Task goal
Repeat every record below exactly, but leave out any pictures.

Data for this exercise
· · · ·
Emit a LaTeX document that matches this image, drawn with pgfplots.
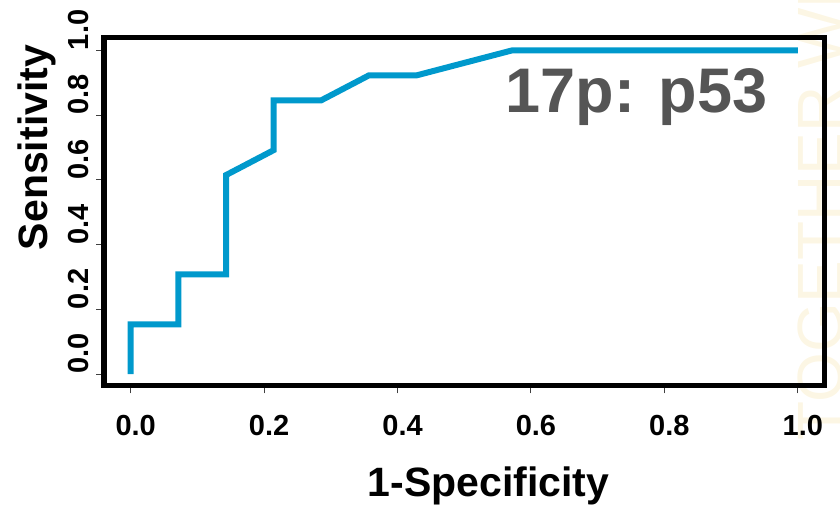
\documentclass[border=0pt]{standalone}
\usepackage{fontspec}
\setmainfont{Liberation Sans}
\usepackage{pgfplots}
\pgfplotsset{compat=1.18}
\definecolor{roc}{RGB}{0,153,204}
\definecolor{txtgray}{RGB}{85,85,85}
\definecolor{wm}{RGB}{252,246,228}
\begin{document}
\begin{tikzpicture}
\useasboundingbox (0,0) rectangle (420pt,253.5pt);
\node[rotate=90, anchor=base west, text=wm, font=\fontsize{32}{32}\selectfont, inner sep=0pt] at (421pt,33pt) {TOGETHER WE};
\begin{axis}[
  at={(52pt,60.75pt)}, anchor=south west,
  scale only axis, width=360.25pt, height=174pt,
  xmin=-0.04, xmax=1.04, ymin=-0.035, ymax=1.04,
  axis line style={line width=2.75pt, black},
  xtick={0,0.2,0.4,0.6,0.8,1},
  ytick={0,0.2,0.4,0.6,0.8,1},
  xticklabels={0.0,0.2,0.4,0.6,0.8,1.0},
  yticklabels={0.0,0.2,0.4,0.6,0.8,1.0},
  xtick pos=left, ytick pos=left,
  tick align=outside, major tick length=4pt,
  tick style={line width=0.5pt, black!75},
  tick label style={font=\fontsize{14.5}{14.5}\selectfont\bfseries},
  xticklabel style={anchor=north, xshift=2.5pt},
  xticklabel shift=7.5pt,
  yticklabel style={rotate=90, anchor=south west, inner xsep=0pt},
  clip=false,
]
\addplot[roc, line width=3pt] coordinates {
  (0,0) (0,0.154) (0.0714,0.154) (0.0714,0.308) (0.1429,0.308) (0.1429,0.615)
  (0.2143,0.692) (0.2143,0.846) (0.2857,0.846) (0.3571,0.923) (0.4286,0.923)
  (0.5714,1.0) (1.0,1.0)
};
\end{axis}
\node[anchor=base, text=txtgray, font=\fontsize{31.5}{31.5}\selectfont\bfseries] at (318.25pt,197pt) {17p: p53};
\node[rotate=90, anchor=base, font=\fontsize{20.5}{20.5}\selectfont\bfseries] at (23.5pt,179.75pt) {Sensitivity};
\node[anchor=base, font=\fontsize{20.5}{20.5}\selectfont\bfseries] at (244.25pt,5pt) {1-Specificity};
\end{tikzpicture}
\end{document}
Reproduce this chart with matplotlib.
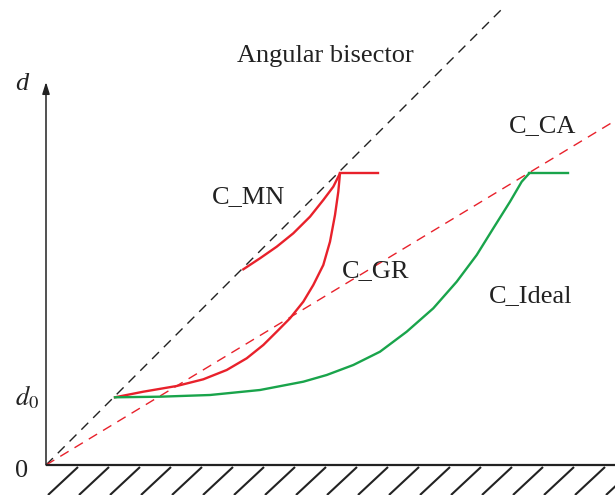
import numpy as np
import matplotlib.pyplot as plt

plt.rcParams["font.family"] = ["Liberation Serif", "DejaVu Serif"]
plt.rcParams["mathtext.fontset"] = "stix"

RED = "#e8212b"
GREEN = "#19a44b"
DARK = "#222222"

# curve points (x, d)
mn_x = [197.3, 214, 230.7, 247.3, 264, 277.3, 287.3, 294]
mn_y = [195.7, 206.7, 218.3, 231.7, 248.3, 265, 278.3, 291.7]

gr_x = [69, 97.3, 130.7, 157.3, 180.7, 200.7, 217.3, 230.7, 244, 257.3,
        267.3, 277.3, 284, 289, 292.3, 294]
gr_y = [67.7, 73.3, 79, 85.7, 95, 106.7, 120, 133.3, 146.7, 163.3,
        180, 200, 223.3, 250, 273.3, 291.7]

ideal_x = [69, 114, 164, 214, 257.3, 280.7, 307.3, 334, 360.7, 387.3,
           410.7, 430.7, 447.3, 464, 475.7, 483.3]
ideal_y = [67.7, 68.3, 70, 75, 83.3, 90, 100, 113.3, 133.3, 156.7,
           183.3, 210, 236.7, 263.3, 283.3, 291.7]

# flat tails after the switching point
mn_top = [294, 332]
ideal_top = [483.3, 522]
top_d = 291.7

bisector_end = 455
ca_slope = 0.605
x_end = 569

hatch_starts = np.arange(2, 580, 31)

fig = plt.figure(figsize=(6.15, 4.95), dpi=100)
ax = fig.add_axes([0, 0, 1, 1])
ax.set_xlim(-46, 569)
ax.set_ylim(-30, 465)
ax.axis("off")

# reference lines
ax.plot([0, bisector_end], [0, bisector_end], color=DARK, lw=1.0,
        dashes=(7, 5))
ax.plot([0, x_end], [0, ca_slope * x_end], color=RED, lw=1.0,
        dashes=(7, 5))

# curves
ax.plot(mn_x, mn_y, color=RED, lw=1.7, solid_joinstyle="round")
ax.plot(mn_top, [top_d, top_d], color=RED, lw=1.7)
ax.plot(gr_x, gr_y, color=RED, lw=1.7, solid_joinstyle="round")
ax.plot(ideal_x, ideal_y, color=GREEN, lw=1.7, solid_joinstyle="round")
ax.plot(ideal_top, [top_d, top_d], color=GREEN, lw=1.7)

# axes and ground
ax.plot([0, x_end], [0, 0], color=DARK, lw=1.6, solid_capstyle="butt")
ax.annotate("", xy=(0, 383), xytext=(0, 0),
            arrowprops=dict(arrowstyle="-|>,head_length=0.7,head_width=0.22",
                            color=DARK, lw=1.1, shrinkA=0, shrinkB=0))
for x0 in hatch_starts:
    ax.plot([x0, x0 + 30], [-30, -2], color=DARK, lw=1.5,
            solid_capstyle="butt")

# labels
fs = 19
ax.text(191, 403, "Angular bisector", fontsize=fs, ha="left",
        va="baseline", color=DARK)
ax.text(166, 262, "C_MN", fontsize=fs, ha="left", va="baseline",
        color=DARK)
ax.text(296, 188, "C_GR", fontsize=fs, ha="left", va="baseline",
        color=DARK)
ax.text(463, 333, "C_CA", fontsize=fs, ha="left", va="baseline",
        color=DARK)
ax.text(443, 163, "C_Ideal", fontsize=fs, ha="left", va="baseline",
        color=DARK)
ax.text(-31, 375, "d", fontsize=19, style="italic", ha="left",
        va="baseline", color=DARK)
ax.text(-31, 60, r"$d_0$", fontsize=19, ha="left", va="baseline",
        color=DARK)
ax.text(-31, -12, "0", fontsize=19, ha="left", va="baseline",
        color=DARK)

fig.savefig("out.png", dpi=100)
· · · ·
Response
Emit a LaTeX document that matches this image, drawn with pgfplots.
\documentclass[border=0pt]{standalone}
\usepackage{fontspec}
\setmainfont{Liberation Sans}
\usepackage{pgfplots}
\pgfplotsset{compat=1.18}
\definecolor{roc}{RGB}{0,153,204}
\definecolor{txtgray}{RGB}{85,85,85}
\definecolor{wm}{RGB}{252,246,228}
\begin{document}
\begin{tikzpicture}
\useasboundingbox (0,0) rectangle (420pt,253.5pt);
\node[rotate=90, anchor=base west, text=wm, font=\fontsize{32}{32}\selectfont, inner sep=0pt] at (421pt,33pt) {TOGETHER WE};
\begin{axis}[
  at={(52pt,60.75pt)}, anchor=south west,
  scale only axis, width=360.25pt, height=174pt,
  xmin=-0.04, xmax=1.04, ymin=-0.035, ymax=1.04,
  axis line style={line width=2.75pt, black},
  xtick={0,0.2,0.4,0.6,0.8,1},
  ytick={0,0.2,0.4,0.6,0.8,1},
  xticklabels={0.0,0.2,0.4,0.6,0.8,1.0},
  yticklabels={0.0,0.2,0.4,0.6,0.8,1.0},
  xtick pos=left, ytick pos=left,
  tick align=outside, major tick length=4pt,
  tick style={line width=0.5pt, black!75},
  tick label style={font=\fontsize{14.5}{14.5}\selectfont\bfseries},
  xticklabel style={anchor=north, xshift=2.5pt},
  xticklabel shift=7.5pt,
  yticklabel style={rotate=90, anchor=south west, inner xsep=0pt},
  clip=false,
]
\addplot[roc, line width=3pt] coordinates {
  (0,0) (0,0.154) (0.0714,0.154) (0.0714,0.308) (0.1429,0.308) (0.1429,0.615)
  (0.2143,0.692) (0.2143,0.846) (0.2857,0.846) (0.3571,0.923) (0.4286,0.923)
  (0.5714,1.0) (1.0,1.0)
};
\end{axis}
\node[anchor=base, text=txtgray, font=\fontsize{31.5}{31.5}\selectfont\bfseries] at (318.25pt,197pt) {17p: p53};
\node[rotate=90, anchor=base, font=\fontsize{20.5}{20.5}\selectfont\bfseries] at (23.5pt,179.75pt) {Sensitivity};
\node[anchor=base, font=\fontsize{20.5}{20.5}\selectfont\bfseries] at (244.25pt,5pt) {1-Specificity};
\end{tikzpicture}
\end{document}
Reproduce this chart with matplotlib.
import numpy as np
import matplotlib.pyplot as plt

plt.rcParams["font.family"] = ["Liberation Serif", "DejaVu Serif"]
plt.rcParams["mathtext.fontset"] = "stix"

RED = "#e8212b"
GREEN = "#19a44b"
DARK = "#222222"

# curve points (x, d)
mn_x = [197.3, 214, 230.7, 247.3, 264, 277.3, 287.3, 294]
mn_y = [195.7, 206.7, 218.3, 231.7, 248.3, 265, 278.3, 291.7]

gr_x = [69, 97.3, 130.7, 157.3, 180.7, 200.7, 217.3, 230.7, 244, 257.3,
        267.3, 277.3, 284, 289, 292.3, 294]
gr_y = [67.7, 73.3, 79, 85.7, 95, 106.7, 120, 133.3, 146.7, 163.3,
        180, 200, 223.3, 250, 273.3, 291.7]

ideal_x = [69, 114, 164, 214, 257.3, 280.7, 307.3, 334, 360.7, 387.3,
           410.7, 430.7, 447.3, 464, 475.7, 483.3]
ideal_y = [67.7, 68.3, 70, 75, 83.3, 90, 100, 113.3, 133.3, 156.7,
           183.3, 210, 236.7, 263.3, 283.3, 291.7]

# flat tails after the switching point
mn_top = [294, 332]
ideal_top = [483.3, 522]
top_d = 291.7

bisector_end = 455
ca_slope = 0.605
x_end = 569

hatch_starts = np.arange(2, 580, 31)

fig = plt.figure(figsize=(6.15, 4.95), dpi=100)
ax = fig.add_axes([0, 0, 1, 1])
ax.set_xlim(-46, 569)
ax.set_ylim(-30, 465)
ax.axis("off")

# reference lines
ax.plot([0, bisector_end], [0, bisector_end], color=DARK, lw=1.0,
        dashes=(7, 5))
ax.plot([0, x_end], [0, ca_slope * x_end], color=RED, lw=1.0,
        dashes=(7, 5))

# curves
ax.plot(mn_x, mn_y, color=RED, lw=1.7, solid_joinstyle="round")
ax.plot(mn_top, [top_d, top_d], color=RED, lw=1.7)
ax.plot(gr_x, gr_y, color=RED, lw=1.7, solid_joinstyle="round")
ax.plot(ideal_x, ideal_y, color=GREEN, lw=1.7, solid_joinstyle="round")
ax.plot(ideal_top, [top_d, top_d], color=GREEN, lw=1.7)

# axes and ground
ax.plot([0, x_end], [0, 0], color=DARK, lw=1.6, solid_capstyle="butt")
ax.annotate("", xy=(0, 383), xytext=(0, 0),
            arrowprops=dict(arrowstyle="-|>,head_length=0.7,head_width=0.22",
                            color=DARK, lw=1.1, shrinkA=0, shrinkB=0))
for x0 in hatch_starts:
    ax.plot([x0, x0 + 30], [-30, -2], color=DARK, lw=1.5,
            solid_capstyle="butt")

# labels
fs = 19
ax.text(191, 403, "Angular bisector", fontsize=fs, ha="left",
        va="baseline", color=DARK)
ax.text(166, 262, "C_MN", fontsize=fs, ha="left", va="baseline",
        color=DARK)
ax.text(296, 188, "C_GR", fontsize=fs, ha="left", va="baseline",
        color=DARK)
ax.text(463, 333, "C_CA", fontsize=fs, ha="left", va="baseline",
        color=DARK)
ax.text(443, 163, "C_Ideal", fontsize=fs, ha="left", va="baseline",
        color=DARK)
ax.text(-31, 375, "d", fontsize=19, style="italic", ha="left",
        va="baseline", color=DARK)
ax.text(-31, 60, r"$d_0$", fontsize=19, ha="left", va="baseline",
        color=DARK)
ax.text(-31, -12, "0", fontsize=19, ha="left", va="baseline",
        color=DARK)

fig.savefig("out.png", dpi=100)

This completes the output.